» Task:
Give again, word for word, the lines below that run from the line with "Emit a Python" through the line with "import seaborn as sns". Drop the pictures.

» Exercise materials:
━━━━━━
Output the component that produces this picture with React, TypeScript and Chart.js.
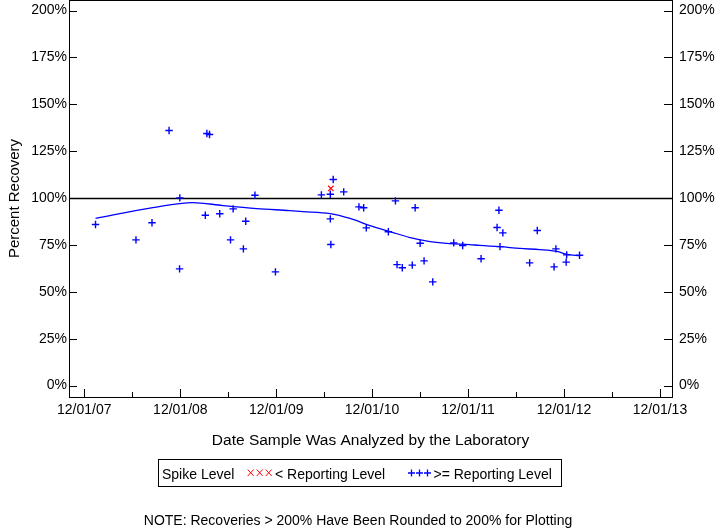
━━━━━━
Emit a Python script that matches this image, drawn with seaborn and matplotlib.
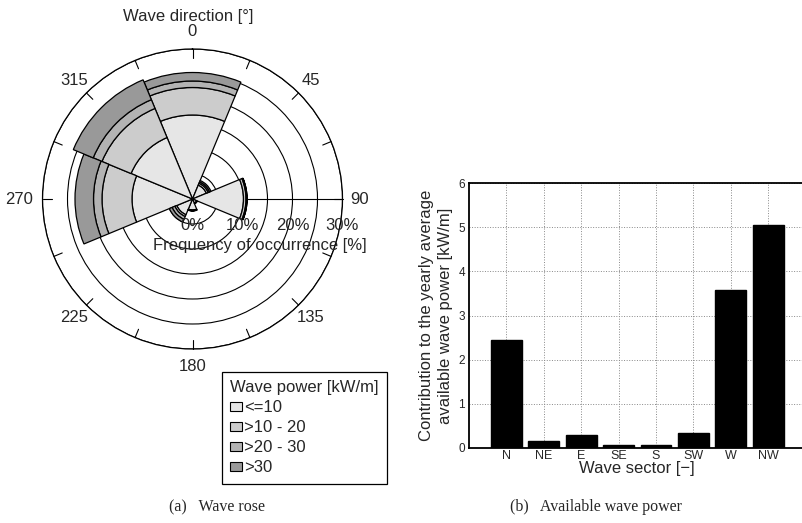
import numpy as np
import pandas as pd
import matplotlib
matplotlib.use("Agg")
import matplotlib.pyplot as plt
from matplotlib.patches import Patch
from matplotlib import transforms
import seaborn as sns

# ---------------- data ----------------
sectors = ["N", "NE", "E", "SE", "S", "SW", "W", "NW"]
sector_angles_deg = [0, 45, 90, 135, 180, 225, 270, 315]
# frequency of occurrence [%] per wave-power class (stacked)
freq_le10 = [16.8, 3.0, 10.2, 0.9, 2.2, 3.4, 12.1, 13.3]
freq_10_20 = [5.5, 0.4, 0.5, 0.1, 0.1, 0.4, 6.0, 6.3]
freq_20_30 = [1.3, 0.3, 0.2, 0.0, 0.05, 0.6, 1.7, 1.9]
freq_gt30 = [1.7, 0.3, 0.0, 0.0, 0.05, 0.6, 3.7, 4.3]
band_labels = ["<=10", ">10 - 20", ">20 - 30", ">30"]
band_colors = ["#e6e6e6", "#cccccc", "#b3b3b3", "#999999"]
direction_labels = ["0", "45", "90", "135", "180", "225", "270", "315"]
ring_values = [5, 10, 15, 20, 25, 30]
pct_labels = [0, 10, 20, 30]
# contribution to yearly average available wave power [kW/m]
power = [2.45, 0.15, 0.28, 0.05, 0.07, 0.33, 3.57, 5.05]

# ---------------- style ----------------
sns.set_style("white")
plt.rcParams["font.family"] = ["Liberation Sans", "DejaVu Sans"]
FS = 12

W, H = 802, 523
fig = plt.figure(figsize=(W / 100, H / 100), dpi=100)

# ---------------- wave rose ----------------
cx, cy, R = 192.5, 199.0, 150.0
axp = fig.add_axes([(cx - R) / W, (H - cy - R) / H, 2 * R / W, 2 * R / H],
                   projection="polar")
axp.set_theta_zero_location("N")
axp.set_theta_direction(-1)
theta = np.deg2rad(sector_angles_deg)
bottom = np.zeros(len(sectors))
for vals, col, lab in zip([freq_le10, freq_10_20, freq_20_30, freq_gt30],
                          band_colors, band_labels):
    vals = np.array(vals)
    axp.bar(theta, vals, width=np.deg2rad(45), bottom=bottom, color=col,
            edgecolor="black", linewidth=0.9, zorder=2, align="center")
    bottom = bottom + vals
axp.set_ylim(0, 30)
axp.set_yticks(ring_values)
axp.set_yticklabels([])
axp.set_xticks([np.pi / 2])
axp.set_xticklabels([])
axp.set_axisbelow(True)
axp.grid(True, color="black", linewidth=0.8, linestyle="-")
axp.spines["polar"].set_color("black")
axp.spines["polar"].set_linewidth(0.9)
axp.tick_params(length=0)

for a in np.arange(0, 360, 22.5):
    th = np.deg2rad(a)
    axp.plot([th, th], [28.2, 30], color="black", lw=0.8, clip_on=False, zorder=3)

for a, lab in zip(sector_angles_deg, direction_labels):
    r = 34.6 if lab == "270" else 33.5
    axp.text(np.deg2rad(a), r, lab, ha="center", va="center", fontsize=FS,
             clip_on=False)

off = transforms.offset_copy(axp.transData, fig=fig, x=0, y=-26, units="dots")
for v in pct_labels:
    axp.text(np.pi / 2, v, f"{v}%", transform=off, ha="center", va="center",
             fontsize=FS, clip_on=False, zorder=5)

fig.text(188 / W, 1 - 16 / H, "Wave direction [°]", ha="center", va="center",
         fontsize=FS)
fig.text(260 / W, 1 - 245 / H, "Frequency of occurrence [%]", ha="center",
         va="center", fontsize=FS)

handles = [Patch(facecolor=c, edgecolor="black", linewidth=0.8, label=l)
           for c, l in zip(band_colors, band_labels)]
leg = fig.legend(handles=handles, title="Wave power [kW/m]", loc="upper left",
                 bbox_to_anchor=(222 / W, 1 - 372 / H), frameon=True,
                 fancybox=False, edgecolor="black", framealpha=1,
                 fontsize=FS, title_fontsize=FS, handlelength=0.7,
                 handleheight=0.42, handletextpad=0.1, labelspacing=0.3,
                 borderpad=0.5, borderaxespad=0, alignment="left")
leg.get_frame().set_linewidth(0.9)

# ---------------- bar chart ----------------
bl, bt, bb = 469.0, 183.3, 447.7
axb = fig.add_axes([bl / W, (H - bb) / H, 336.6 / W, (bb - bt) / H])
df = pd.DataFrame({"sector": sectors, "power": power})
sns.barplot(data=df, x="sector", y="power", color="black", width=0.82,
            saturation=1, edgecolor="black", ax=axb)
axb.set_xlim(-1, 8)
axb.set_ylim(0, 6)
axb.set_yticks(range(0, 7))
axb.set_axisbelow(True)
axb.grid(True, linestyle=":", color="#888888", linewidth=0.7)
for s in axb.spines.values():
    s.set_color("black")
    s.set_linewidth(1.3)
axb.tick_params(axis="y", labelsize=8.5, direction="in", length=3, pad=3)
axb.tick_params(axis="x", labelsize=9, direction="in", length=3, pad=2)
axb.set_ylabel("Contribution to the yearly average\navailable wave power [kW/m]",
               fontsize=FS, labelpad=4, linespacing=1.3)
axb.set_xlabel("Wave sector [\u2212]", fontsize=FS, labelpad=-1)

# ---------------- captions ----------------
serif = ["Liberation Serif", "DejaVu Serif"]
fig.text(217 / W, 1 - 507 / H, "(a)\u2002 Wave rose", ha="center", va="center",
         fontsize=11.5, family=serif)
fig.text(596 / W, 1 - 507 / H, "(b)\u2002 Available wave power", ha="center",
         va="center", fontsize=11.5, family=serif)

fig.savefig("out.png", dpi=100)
━━━━━━
» Correct result:
Emit a Python script that matches this image, drawn with seaborn and matplotlib.
import numpy as np
import pandas as pd
import matplotlib
matplotlib.use("Agg")
import matplotlib.pyplot as plt
from matplotlib.patches import Patch
from matplotlib import transforms
import seaborn as sns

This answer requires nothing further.